# Instructions for the task:
Using the records that follow, reproduce exactly the lines starting at the line containing "Clone this chart in matplotlib." and ending at the line containing "ax.set_ylim(0, 100)". Include both end lines and no pictures.
____
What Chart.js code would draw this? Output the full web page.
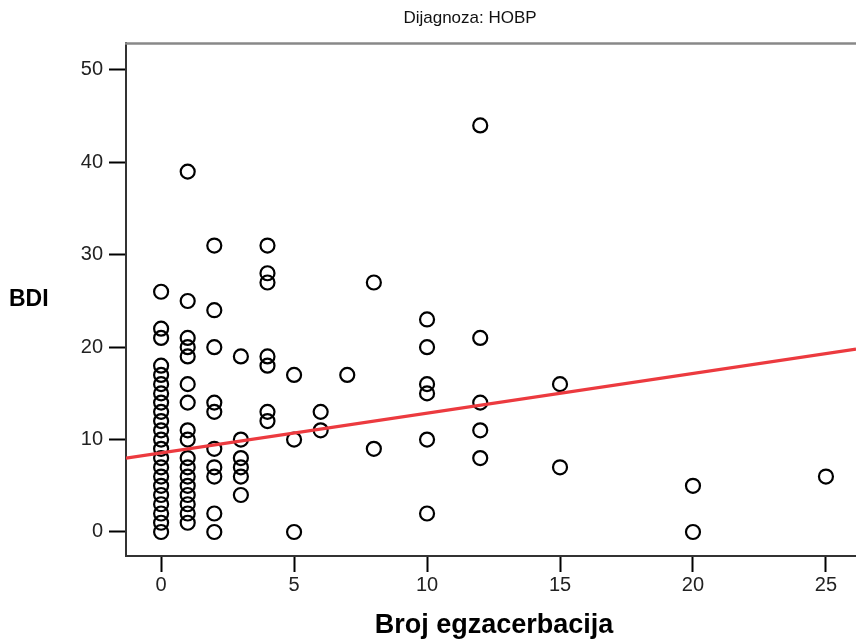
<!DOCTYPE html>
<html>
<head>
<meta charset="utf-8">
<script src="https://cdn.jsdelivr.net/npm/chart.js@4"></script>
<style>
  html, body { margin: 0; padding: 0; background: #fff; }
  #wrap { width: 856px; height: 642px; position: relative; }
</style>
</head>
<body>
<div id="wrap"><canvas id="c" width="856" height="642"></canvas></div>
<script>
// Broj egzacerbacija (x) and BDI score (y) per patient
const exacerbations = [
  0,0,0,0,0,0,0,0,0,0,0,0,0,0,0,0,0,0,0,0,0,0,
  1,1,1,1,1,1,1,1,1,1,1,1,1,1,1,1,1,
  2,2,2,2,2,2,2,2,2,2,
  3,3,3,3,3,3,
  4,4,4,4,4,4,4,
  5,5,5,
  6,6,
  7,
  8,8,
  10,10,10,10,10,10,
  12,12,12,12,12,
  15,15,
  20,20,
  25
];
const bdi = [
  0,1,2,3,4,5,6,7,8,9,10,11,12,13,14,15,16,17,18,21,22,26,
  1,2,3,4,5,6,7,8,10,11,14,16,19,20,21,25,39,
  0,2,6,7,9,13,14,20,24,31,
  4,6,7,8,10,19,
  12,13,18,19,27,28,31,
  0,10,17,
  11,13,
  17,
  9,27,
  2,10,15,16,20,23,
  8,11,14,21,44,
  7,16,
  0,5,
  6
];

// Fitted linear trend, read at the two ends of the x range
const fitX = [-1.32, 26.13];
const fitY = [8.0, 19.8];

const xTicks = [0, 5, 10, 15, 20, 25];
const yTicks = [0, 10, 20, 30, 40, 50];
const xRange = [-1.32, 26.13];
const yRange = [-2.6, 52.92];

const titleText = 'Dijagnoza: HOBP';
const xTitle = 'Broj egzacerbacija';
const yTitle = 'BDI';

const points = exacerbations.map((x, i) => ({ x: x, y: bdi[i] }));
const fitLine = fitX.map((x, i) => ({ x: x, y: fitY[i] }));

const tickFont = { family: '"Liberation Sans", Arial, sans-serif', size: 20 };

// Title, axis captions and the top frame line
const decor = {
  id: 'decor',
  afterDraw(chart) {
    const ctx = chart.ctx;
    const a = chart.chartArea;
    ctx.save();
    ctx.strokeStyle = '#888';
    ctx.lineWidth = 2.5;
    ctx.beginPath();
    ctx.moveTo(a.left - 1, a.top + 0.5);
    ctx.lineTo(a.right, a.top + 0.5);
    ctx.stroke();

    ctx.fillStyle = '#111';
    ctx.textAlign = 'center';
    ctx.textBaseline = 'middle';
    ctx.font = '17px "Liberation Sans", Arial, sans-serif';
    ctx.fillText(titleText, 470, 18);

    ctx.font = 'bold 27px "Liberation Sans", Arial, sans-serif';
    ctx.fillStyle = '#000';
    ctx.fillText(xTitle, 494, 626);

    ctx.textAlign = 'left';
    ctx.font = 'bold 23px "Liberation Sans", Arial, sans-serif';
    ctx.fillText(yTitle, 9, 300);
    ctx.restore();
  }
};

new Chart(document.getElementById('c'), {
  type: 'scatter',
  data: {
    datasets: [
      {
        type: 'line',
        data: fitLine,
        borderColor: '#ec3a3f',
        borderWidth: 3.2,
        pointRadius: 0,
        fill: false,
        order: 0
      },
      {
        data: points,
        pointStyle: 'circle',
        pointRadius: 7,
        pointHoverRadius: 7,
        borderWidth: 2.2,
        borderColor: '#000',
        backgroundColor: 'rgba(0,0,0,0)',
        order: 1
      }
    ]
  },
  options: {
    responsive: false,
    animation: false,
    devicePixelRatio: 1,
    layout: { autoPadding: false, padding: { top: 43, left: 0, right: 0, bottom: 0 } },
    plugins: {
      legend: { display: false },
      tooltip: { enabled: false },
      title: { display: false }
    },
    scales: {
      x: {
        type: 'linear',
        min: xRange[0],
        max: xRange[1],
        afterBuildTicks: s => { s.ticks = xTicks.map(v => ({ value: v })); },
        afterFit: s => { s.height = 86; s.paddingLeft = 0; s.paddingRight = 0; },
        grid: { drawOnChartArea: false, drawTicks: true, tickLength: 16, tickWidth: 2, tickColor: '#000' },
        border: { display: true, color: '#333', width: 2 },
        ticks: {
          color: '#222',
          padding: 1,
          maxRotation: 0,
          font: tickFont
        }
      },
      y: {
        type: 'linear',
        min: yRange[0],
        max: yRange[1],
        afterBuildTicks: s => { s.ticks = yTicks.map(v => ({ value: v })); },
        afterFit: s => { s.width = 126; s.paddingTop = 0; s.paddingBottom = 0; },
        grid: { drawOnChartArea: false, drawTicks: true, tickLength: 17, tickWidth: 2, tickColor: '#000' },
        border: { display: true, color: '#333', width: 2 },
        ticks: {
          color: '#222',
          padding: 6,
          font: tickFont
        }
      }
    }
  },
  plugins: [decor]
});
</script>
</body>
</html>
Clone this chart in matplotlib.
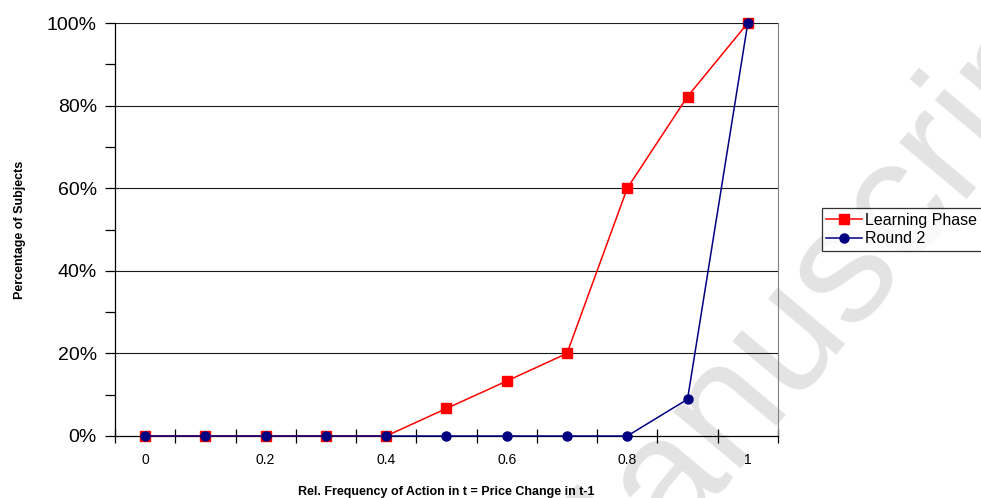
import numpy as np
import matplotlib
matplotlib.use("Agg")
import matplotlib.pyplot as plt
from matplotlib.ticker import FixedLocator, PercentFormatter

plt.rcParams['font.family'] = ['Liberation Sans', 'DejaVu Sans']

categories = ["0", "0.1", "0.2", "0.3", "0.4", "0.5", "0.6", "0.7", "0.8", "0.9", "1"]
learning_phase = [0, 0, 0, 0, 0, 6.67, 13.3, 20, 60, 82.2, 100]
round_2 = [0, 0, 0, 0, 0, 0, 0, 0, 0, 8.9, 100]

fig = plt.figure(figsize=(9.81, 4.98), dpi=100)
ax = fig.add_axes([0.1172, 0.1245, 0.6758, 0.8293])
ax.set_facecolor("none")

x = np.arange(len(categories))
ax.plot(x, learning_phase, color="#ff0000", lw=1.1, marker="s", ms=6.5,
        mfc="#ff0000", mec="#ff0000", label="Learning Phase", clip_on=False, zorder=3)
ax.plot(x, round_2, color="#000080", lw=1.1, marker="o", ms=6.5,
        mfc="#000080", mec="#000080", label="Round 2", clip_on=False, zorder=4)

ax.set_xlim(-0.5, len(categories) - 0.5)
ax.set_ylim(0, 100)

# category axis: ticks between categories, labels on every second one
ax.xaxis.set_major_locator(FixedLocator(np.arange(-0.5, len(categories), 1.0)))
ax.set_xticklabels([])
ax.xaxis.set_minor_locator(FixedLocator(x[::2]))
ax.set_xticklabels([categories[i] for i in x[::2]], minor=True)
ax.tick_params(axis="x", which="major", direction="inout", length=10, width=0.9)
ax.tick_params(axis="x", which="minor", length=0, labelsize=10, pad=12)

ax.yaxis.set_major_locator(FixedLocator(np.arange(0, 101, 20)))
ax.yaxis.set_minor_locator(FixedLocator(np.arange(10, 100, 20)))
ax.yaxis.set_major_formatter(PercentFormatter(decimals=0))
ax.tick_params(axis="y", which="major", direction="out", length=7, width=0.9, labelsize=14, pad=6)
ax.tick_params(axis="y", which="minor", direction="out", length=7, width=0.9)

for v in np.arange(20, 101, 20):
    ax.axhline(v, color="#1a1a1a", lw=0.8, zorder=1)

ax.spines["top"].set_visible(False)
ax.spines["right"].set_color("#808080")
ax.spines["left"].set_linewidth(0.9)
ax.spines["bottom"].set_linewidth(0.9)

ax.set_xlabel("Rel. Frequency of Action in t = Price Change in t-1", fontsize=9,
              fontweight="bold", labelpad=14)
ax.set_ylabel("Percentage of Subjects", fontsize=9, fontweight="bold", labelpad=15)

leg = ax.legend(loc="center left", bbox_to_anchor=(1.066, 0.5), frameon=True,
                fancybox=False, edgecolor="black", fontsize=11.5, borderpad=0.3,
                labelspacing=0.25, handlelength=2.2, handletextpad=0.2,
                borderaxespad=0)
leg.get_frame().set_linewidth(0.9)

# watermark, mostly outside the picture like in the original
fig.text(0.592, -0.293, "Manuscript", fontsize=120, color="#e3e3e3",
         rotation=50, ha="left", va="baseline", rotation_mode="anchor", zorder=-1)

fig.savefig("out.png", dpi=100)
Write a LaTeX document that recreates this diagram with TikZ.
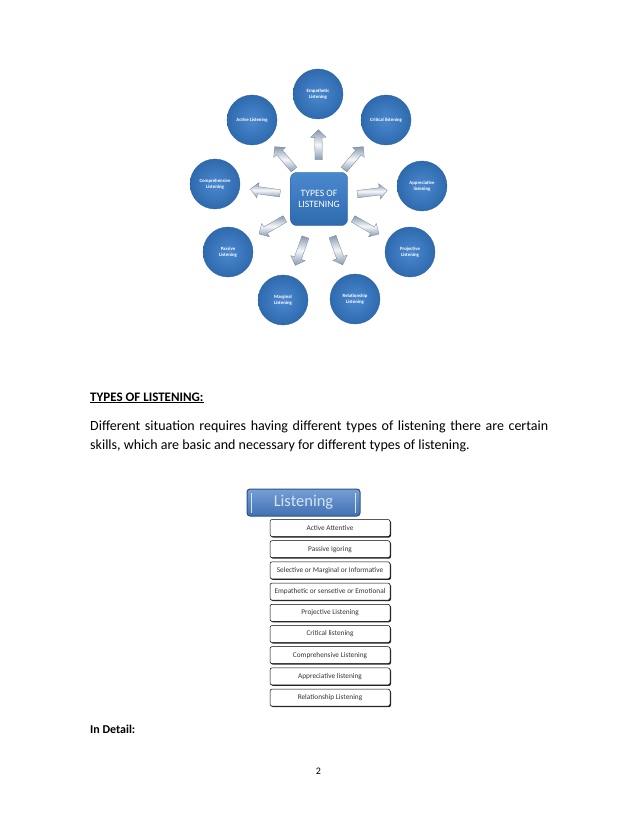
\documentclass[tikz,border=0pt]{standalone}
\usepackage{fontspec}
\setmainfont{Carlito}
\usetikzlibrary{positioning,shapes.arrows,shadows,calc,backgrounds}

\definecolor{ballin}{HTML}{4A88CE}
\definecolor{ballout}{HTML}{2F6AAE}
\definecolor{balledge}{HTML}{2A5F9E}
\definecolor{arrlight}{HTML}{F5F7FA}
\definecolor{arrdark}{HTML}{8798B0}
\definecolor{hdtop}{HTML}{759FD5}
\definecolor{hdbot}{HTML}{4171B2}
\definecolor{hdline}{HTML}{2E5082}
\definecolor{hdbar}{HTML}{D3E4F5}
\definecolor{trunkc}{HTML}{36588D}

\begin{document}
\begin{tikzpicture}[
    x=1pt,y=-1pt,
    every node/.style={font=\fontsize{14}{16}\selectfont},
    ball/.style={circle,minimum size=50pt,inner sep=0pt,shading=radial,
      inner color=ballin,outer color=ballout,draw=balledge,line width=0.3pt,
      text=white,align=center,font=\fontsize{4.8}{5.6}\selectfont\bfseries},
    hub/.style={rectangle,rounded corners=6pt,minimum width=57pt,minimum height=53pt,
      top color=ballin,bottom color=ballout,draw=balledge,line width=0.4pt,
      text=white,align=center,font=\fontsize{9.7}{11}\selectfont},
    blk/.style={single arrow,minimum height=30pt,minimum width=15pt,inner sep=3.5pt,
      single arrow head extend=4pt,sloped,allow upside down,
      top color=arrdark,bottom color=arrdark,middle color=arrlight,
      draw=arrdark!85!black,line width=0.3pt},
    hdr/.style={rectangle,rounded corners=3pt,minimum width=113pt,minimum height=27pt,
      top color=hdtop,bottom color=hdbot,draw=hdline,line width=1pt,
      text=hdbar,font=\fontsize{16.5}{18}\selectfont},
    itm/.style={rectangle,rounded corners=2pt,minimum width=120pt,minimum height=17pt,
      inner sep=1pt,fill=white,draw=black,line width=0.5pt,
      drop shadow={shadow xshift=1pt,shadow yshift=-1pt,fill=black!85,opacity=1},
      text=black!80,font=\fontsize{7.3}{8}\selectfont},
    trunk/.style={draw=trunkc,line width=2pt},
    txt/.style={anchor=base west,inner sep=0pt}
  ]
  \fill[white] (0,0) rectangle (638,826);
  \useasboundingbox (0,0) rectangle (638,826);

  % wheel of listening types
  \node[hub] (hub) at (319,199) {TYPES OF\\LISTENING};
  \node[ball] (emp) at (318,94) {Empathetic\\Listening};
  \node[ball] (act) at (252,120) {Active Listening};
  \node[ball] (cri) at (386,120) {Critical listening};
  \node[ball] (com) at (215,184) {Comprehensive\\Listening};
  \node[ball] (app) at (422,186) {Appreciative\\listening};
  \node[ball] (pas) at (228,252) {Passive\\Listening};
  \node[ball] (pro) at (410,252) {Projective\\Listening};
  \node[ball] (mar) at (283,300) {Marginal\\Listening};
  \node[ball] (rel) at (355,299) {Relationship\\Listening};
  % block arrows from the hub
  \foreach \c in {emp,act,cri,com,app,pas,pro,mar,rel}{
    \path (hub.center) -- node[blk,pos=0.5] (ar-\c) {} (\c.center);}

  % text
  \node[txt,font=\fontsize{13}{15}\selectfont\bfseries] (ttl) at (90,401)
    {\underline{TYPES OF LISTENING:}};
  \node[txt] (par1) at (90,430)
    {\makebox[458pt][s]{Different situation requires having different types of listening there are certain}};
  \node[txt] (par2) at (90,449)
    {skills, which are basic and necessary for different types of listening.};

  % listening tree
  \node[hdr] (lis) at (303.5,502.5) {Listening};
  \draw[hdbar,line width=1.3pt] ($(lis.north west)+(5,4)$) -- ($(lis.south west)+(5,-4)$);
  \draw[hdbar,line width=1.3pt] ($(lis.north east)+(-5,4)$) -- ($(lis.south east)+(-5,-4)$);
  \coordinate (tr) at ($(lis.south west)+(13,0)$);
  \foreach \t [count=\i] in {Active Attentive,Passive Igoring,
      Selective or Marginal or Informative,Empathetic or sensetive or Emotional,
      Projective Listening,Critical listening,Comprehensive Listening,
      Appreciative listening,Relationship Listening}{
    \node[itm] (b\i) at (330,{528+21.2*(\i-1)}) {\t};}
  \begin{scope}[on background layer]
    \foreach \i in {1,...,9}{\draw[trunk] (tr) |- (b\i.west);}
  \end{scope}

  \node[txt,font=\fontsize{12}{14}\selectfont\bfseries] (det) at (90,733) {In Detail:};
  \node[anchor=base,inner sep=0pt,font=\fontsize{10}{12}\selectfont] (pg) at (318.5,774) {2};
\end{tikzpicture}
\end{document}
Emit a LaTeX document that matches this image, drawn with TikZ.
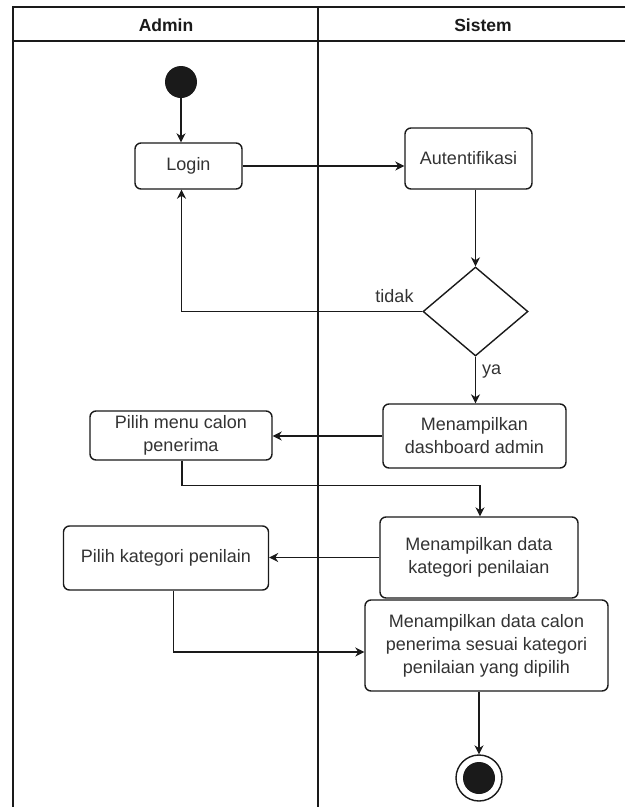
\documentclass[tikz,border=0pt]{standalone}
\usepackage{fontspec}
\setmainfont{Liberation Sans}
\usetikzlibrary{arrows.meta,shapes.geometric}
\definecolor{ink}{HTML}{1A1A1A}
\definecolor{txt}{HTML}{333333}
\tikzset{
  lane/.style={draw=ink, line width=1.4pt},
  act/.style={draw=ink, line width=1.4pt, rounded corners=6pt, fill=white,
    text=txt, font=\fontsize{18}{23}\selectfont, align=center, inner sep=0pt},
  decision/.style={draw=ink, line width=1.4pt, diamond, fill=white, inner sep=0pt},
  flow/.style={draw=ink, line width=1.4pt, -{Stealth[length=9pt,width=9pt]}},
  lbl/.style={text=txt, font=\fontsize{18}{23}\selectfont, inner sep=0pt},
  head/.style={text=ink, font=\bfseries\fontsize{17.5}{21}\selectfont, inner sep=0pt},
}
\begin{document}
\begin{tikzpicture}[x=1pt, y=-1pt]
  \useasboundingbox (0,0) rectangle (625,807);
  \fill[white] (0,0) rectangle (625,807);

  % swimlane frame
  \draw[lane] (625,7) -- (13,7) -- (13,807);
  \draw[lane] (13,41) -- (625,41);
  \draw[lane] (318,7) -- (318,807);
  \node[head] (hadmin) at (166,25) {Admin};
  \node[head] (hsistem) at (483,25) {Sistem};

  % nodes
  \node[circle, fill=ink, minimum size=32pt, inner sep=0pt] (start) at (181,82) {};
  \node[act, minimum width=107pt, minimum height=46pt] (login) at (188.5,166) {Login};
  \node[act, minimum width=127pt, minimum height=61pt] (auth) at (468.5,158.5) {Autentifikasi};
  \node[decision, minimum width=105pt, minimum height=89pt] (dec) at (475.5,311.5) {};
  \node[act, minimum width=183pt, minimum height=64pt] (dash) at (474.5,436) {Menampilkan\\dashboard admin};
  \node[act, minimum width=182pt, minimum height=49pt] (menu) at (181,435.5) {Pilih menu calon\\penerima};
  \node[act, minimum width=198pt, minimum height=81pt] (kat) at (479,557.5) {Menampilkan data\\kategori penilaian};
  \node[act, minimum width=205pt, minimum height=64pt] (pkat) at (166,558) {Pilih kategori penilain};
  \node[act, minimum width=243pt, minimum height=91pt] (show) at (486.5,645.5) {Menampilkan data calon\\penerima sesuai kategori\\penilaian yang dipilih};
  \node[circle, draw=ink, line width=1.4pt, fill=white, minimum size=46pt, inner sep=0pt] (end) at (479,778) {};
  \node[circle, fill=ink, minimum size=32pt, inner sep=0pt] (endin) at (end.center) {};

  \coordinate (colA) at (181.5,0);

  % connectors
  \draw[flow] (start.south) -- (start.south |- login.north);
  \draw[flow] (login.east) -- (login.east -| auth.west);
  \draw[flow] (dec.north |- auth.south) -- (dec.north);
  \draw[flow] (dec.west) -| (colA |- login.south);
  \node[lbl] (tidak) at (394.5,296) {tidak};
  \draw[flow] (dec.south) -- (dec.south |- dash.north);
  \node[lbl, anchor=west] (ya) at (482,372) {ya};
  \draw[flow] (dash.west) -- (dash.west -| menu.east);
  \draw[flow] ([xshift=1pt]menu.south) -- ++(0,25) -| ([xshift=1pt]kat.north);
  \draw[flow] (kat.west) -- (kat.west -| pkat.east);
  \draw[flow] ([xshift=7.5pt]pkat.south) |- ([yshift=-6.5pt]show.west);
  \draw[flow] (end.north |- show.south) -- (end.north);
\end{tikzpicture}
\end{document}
____
# Written answer:
Clone this chart in matplotlib.
import numpy as np
import matplotlib
matplotlib.use("Agg")
import matplotlib.pyplot as plt
from matplotlib.ticker import FixedLocator, PercentFormatter

plt.rcParams['font.family'] = ['Liberation Sans', 'DejaVu Sans']

categories = ["0", "0.1", "0.2", "0.3", "0.4", "0.5", "0.6", "0.7", "0.8", "0.9", "1"]
learning_phase = [0, 0, 0, 0, 0, 6.67, 13.3, 20, 60, 82.2, 100]
round_2 = [0, 0, 0, 0, 0, 0, 0, 0, 0, 8.9, 100]

fig = plt.figure(figsize=(9.81, 4.98), dpi=100)
ax = fig.add_axes([0.1172, 0.1245, 0.6758, 0.8293])
ax.set_facecolor("none")

x = np.arange(len(categories))
ax.plot(x, learning_phase, color="#ff0000", lw=1.1, marker="s", ms=6.5,
        mfc="#ff0000", mec="#ff0000", label="Learning Phase", clip_on=False, zorder=3)
ax.plot(x, round_2, color="#000080", lw=1.1, marker="o", ms=6.5,
        mfc="#000080", mec="#000080", label="Round 2", clip_on=False, zorder=4)

ax.set_xlim(-0.5, len(categories) - 0.5)
ax.set_ylim(0, 100)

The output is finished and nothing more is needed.